Spy trial verdict challenges us all

by Robert Steinback

  The all-counts verdict in the Cuban spy trial is a resounding validation for Cuban Americans who have tried, with only marginal success, to warn other Americans that Fidel Castro's threat to liberty is real.  That the five spies were inept doesn't mitigate that Castro attempted to undermine the U.S. political process, penetrate the U.S. military structure and manipulate public opinion using underhanded tactics.

  Worst of all, evidence of the Cuban government's conspiracy in plotting the 1996 executions of four Brothers to the Rescue fliers -- three of them U.S. citizens, two born in this country -- deserves American public outrage.

 Whether the Cuban and non-Cuban-American public will be made wiser for the revelations of this trial remains, alas, an unresolved question.

 The jury -- which included no Cuban Americans -- laid waste to the silly rationale put forth by defense attorneys that the spies' mission was a case of justified Cuban self-defense against hostile exiles.

 If this argument had acquired even a trace of credibility, any attempt by Americans to promote freedom in another country could be construed as a hostile act.

 Americans typically bristle at the idea of foreign thugs toying with our country and its institutions. Any non-Cuban American who is untroubled by Castro's intrigues on U.S. soil is certainly less than patriotic -- and flirting with racism.

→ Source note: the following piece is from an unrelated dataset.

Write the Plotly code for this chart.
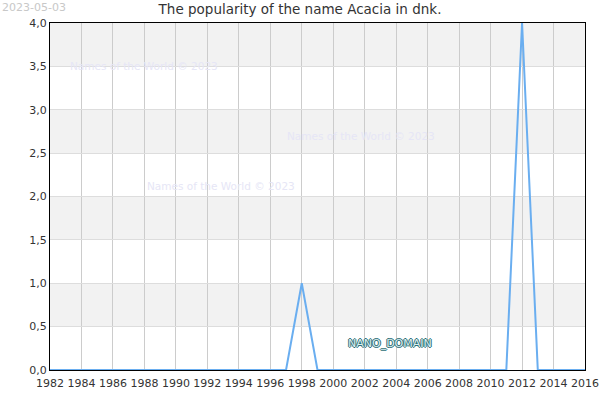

 The reason: Most Cuban-American immigrants, and certainly their children, are American citizens. Americans should never qualify their commitment to fellow citizens based on ethnicity, race or national origin -- or their determination to bring freedom to another nation.

 But that's happened before. American public reaction after Cuban military jets shot down the two Brothers airplanes was one of the most shameful displays of patriotic indifference I've ever witnessed. The customary U.S. pride that tolerates no foreign power messing with American citizens melted into wishy-washy equivocation on that occasion.

 That must not happen this time.

 Cuban Americans also face challenges in the wake of the trial's outcome.

 For one, they must ponder the reality that those who conspired against them are Cubans themselves.

 The exile mission must go beyond the demise of Castro; they will also need strategies for winning over the loyalties of Cubans who still support him.

 They also need to introspect about how to make themselves  less vulnerable to Castro's manipulations.

 Beyond this, I hope Cuban Americans will use the spy trial verdicts as an educational tool, not as a hammer, in conversations with non-Cubans.

 The outcome doesn't make Cuban Americans right on every issue related to Cuba, and it doesn't invalidate all opposing views. It doesn't automatically prove, for example, that the U.S. embargo of Cuba is wise policy or that Elián González shouldn't have been returned to the custody of his father. Those remain open debates with strong arguments on both sides.

 Nor does the espionage trial change the urgency Cuban Americans should feel to improve domestic relations with Miami's other ethnic communities -- which has nothing to do with Cuba.

 But the convictions should serve as powerful proof to non-Cubans that the exile community has a legitimate basis for its passion about overthrowing the Cuban tyrant. Those who are inclined to think of Fidel Castro in benign terms should think again. A U.S. courtroom has proven the Cuban government will utilize any immoral tactic -- even murder -- to achieve its aims.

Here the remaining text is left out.